Find the Bar numbers instrument in the Add Instrument list — you can simply type Bar numbers in the Find box to easily find it — and add it to your score in the usual way, moving it up or down depending on where you want to place it in your score.

Click OK.

Next, head over to Appearance > Engraving Rules > Bar numbers and tell Sibelius to use the following settings:

  • Frequency: Every 1 bar
  • Show on first bar of sections checked
  • Show on Staves > Specific staves: Select the [Bar numbers] staff that you’ve added to your score (it’s in square brackets because it’s not a named staff — that’s ok)
  • Horizontal Position: Center in the bar checked
  • Vertical Position: Either Above middle of staff or Below middle of staff, and you may have to experiment with the Relative to staff value depending on the metrics of your font.
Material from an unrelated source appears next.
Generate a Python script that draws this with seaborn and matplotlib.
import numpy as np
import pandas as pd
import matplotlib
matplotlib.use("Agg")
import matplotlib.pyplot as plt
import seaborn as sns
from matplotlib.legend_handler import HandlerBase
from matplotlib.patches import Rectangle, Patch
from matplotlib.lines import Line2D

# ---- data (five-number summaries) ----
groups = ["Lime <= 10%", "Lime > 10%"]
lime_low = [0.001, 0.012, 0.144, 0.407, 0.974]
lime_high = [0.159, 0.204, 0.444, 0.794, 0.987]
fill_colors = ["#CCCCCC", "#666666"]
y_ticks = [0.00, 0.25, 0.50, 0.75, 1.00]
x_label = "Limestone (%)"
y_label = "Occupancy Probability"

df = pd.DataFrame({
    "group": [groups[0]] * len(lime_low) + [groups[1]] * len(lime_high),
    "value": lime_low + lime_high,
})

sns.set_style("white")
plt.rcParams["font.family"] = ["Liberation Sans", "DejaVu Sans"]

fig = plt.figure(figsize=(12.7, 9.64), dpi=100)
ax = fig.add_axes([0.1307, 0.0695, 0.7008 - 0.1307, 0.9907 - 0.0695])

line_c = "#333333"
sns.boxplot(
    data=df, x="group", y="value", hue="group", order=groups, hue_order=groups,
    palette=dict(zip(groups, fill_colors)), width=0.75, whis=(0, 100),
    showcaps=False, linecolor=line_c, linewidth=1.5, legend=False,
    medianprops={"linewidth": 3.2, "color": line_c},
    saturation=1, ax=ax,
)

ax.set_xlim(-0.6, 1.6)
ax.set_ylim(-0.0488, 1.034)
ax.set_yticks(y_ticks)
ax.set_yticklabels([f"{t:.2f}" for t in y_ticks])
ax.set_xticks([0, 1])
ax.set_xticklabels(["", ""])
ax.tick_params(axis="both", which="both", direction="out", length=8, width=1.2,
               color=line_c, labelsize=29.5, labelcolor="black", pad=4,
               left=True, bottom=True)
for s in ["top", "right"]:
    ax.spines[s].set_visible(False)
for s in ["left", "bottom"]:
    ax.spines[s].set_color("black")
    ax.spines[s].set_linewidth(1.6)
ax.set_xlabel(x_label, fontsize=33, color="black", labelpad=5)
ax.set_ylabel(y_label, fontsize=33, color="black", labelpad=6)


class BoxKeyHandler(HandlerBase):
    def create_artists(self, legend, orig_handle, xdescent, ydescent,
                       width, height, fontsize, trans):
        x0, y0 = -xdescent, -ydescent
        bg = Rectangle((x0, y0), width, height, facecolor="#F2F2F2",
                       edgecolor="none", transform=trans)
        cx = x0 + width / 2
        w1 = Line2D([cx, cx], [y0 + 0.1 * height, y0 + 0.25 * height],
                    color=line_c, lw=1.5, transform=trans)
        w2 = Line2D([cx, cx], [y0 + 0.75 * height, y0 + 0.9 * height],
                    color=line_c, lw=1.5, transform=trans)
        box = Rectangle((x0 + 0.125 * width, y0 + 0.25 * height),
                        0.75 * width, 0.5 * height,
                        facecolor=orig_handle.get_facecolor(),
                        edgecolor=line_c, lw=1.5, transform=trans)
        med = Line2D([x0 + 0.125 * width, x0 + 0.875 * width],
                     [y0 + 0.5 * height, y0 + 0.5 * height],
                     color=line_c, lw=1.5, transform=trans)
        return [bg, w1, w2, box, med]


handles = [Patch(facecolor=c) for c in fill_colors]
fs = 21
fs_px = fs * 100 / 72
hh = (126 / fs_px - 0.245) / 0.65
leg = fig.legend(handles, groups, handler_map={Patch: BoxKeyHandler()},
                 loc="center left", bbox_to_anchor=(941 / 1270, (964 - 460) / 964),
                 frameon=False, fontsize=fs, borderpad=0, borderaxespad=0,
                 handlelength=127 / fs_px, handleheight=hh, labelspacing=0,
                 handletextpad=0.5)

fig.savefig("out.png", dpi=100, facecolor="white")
Next, click Edit Text Style… to go edit the Bar numbers text style. Choose a font and style you like. In the Border tab, be sure to check Boxed and Erase background, and adjust the Size as needed.

Here are my settings, which I’m currently using for the score to the premiere of David Newman’s Matilda, live in concert with the Houston Symphony next month:

Almost done! You may notice that the staff line is appearing through the bar number.

To fix this, we have to make use of Sibelius’s drawing order capabilities, which we made extensive use of in our last post about headers.

Go to Layout > Magnetic Layout > Magnetic Layout Options (the dialog launcher), and change the Order of Bar number to 31 (actually, anything 15 or higher will work).

Enjoy your new studio-style bar numbers:

It seems like a lot of work, and it is, at least the first time you set it up. The good news is that you can save this in your house style or manuscript paper for future use in any score.

At least it’s less onerous than the old way of manually writing or stamping bar numbers on every bar, like in this score:

Comments

  1. Derek Williams

    This is great Philip, thanks, and I will use it a lot. Word to the Sibelius development team: it would be useful to be able to shortcut all the above steps and select as a feature in its own right, perhaps on the Notations or Text tab of the Ribbon.

  2. Peter Roos

    Nice – thanks Philip.

  3. Judith Markovich

    The agonies of collision are over! Masterfully presented, Phillip. Thanks so much.

  4. William Kay

    Brilliant tip, which is also a good reminder of what the software can do if you dig a little below the surface!

  5. Philip Rothman

    Thanks, everyone – I’m glad you found this useful!

  6. Rex Thomas

    VERY cool!

  7. André

    Thanks, Philip. I created it for my own scores.